--- START OF Provided information ---
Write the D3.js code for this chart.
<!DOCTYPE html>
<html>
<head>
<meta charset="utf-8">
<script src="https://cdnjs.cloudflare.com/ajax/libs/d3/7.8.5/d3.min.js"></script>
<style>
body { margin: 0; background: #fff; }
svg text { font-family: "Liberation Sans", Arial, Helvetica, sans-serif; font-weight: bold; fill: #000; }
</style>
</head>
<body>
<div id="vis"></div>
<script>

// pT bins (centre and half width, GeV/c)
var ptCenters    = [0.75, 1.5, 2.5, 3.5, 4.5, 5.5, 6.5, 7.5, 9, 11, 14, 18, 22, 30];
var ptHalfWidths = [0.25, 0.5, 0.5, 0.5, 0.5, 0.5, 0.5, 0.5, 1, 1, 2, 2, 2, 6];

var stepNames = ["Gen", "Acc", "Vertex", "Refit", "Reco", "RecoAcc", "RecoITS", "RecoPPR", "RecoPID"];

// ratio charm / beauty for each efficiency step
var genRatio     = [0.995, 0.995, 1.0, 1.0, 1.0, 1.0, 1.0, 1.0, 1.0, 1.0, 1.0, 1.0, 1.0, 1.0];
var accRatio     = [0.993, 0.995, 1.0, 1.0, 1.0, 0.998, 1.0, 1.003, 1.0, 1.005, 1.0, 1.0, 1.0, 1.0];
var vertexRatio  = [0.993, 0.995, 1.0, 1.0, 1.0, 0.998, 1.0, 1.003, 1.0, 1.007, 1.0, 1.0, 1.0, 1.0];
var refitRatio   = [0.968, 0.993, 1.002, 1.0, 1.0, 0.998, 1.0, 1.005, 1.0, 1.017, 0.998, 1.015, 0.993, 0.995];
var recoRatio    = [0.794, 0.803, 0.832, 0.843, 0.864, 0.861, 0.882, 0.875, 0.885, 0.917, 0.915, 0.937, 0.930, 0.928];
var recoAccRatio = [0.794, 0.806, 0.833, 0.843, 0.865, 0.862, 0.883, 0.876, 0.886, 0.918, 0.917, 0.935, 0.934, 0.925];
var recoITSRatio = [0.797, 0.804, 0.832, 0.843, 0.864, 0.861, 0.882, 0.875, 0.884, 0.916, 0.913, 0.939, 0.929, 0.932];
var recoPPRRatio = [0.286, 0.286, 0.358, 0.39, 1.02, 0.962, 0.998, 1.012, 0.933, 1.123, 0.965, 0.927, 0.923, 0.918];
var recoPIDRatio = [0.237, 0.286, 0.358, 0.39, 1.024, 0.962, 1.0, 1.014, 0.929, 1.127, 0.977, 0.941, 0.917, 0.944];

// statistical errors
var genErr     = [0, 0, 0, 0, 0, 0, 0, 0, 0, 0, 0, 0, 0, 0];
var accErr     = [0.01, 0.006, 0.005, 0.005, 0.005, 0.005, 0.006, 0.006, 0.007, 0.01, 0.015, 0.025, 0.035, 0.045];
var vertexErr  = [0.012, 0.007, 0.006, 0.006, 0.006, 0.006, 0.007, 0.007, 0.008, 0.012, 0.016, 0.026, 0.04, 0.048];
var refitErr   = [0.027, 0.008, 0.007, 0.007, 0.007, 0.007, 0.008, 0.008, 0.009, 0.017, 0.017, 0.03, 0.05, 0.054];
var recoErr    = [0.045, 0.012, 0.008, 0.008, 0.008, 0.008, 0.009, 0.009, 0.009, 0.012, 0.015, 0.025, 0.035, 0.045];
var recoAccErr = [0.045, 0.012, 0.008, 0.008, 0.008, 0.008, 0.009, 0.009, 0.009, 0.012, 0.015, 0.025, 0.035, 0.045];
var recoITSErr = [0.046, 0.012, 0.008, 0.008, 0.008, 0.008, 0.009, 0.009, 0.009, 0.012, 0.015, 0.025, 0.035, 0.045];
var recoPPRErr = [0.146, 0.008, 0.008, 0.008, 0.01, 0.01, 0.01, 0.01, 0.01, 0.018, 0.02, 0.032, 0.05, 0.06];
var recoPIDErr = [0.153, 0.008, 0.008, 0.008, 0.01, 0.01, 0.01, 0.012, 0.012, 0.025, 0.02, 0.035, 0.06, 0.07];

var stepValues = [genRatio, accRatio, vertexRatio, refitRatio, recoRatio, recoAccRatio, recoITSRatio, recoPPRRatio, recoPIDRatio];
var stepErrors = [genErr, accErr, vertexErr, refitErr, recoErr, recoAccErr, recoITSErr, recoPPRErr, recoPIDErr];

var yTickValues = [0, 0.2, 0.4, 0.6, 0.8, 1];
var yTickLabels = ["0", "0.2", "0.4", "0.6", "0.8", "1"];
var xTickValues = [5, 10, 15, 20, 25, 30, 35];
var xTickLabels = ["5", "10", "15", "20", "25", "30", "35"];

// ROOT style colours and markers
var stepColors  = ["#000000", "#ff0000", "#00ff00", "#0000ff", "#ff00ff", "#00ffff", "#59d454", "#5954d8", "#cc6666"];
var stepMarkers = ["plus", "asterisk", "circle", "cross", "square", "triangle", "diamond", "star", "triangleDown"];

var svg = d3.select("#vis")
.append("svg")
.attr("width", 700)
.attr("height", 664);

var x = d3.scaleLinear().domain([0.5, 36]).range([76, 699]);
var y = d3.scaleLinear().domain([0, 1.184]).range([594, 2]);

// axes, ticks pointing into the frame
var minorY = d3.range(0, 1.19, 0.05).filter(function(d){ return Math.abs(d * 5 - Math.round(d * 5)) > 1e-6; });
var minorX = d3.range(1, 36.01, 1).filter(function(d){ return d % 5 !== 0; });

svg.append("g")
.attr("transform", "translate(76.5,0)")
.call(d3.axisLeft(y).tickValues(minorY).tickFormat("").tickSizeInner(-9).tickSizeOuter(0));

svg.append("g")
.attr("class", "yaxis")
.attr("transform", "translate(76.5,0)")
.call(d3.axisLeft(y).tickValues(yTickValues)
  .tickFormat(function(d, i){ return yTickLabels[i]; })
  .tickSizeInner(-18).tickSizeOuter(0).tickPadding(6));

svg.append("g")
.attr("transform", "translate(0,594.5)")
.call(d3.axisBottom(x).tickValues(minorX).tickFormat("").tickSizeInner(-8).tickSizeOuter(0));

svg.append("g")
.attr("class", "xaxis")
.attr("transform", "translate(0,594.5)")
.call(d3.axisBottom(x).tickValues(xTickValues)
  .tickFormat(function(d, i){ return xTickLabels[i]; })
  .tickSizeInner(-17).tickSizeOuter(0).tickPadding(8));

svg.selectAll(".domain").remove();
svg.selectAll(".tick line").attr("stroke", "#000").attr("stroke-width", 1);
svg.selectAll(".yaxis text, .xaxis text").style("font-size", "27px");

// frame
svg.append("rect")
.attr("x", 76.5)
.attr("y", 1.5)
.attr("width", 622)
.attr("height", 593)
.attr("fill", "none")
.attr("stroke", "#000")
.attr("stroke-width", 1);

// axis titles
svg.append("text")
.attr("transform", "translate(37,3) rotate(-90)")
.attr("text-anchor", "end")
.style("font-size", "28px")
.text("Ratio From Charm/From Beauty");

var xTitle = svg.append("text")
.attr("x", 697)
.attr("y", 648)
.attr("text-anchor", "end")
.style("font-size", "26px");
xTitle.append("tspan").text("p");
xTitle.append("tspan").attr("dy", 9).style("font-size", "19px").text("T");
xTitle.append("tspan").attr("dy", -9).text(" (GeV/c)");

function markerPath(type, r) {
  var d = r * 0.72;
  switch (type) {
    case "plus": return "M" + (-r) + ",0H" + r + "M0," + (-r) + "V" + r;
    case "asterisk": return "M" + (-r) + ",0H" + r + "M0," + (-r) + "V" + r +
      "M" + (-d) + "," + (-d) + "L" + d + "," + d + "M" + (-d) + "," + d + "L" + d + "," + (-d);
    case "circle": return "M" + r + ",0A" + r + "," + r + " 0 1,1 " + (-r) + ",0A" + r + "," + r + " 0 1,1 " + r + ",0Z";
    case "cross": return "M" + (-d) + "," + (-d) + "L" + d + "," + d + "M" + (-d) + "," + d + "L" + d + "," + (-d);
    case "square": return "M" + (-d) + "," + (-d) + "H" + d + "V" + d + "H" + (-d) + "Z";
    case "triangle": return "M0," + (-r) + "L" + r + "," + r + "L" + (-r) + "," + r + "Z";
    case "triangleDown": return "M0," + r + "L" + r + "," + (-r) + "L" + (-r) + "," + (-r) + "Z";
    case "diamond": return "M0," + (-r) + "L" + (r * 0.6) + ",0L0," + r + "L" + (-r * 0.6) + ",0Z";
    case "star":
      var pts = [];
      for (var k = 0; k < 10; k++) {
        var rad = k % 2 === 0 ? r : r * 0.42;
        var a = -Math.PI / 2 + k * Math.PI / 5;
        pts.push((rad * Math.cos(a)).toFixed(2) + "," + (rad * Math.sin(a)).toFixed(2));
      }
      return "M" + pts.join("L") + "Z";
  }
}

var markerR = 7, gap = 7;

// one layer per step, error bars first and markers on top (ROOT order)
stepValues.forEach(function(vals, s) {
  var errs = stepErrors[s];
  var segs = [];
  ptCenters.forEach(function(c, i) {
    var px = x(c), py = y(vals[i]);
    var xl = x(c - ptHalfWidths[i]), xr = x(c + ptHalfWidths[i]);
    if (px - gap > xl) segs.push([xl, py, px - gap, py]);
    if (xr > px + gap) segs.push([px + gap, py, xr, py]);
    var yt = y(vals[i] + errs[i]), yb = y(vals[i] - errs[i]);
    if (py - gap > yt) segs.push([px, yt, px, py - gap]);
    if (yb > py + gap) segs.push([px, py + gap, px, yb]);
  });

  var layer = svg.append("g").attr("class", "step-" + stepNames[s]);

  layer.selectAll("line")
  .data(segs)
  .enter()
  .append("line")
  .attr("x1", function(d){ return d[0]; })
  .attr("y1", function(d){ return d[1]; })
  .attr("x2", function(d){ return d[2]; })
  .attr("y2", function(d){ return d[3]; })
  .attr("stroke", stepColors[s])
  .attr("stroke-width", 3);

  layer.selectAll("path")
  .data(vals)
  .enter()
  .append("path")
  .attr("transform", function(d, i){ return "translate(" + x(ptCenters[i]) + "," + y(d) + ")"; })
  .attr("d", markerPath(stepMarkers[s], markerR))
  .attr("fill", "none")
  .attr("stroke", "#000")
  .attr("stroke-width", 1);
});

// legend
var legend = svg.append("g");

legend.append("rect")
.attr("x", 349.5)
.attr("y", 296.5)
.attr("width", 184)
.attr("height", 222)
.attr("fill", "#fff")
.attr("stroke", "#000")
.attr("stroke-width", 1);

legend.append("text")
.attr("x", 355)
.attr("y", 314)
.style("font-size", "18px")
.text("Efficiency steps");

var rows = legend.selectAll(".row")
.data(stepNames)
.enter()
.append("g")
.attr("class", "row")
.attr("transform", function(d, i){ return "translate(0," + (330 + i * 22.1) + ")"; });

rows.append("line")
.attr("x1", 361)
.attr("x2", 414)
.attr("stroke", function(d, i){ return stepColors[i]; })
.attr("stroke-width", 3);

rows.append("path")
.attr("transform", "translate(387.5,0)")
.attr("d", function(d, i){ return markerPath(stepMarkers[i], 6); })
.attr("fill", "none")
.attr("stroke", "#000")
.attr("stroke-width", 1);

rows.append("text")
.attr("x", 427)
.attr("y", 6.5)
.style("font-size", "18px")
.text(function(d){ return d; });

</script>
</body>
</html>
--- END OF Provided information ---
--- START OF Provided information ---
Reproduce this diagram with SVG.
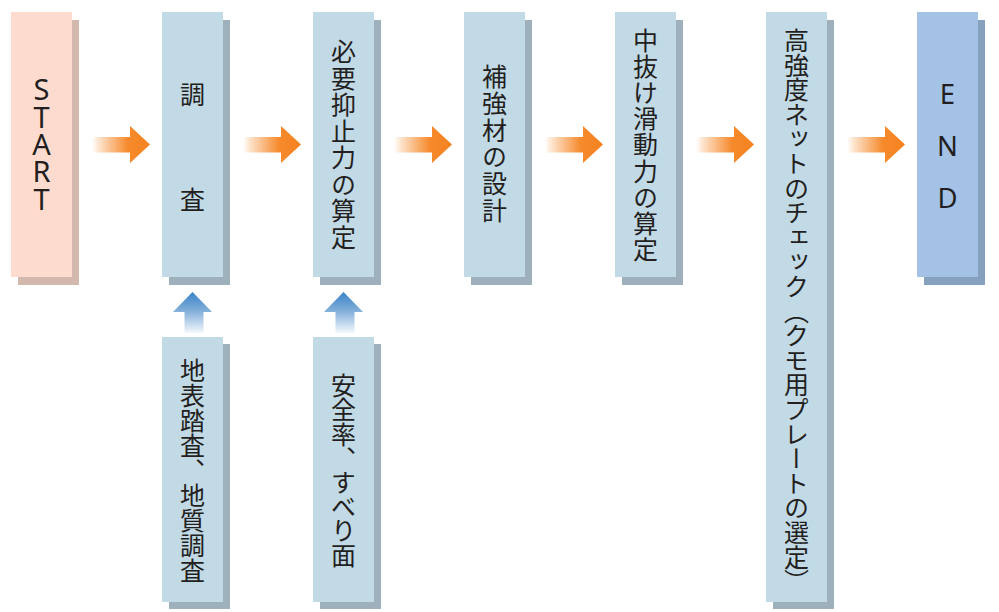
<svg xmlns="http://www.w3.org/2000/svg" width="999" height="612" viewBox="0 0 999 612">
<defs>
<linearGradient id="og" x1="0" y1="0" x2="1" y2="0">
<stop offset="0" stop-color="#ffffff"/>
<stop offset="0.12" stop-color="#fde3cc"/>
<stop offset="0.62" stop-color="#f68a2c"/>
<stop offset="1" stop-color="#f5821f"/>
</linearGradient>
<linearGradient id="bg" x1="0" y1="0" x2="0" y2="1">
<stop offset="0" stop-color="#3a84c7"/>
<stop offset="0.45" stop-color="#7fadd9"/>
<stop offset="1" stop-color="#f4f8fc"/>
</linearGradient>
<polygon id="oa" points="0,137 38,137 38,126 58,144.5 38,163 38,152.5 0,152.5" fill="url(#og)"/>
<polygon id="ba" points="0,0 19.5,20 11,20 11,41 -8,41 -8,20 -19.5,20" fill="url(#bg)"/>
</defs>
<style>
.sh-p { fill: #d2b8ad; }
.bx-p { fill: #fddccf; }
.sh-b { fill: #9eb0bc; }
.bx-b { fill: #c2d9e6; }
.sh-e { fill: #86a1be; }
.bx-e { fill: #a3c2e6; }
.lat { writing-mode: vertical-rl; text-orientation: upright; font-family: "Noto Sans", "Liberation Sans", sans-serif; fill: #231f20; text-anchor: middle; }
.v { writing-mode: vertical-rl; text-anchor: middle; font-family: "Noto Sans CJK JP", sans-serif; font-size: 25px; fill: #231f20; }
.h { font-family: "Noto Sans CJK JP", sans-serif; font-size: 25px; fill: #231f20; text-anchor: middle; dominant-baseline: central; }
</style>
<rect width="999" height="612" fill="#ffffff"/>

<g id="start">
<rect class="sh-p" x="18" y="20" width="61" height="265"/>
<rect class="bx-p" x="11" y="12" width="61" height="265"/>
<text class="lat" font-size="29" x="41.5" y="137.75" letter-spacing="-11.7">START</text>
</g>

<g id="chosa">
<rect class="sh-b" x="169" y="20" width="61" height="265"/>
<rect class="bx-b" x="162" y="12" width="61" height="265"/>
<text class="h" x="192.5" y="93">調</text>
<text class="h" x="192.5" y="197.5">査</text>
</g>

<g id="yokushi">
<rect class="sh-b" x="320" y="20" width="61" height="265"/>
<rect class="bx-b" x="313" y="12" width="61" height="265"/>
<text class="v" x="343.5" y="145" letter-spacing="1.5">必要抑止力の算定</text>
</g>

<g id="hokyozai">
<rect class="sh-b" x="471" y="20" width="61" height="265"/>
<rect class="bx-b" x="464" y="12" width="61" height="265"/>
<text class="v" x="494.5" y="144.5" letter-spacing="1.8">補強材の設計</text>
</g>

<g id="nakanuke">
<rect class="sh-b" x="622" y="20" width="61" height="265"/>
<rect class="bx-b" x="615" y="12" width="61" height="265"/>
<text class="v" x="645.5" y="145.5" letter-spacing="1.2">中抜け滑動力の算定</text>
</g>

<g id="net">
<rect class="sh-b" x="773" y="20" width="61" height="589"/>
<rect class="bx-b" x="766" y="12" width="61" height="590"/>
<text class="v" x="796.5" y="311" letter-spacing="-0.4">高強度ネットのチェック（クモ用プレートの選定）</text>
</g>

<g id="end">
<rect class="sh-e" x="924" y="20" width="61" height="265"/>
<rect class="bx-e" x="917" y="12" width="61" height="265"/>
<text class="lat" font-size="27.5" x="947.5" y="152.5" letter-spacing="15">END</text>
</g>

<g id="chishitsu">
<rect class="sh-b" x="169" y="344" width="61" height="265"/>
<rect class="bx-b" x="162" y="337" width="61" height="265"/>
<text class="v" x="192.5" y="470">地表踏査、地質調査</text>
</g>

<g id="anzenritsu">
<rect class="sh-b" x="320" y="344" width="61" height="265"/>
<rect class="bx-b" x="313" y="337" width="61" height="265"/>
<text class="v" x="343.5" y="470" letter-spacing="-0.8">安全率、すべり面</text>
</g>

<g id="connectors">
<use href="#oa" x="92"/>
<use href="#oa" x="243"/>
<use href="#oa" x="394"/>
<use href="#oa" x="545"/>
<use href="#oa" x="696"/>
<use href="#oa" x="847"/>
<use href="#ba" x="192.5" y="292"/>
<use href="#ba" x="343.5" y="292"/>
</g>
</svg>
--- END OF Provided information ---
--- START OF Provided information ---
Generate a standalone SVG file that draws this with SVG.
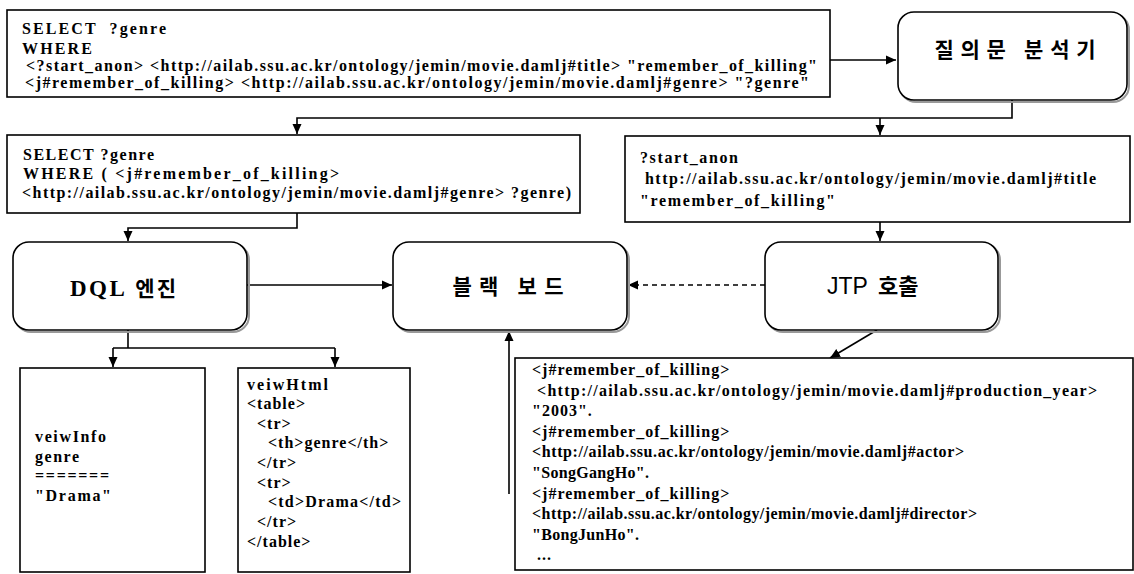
--- END OF Provided information ---
__Aim__
Gather each line in these records that contains the string "this".

__Worked answer__
Write the D3.js code for this chart.
Reproduce this diagram with SVG.
Generate a standalone SVG file that draws this with SVG.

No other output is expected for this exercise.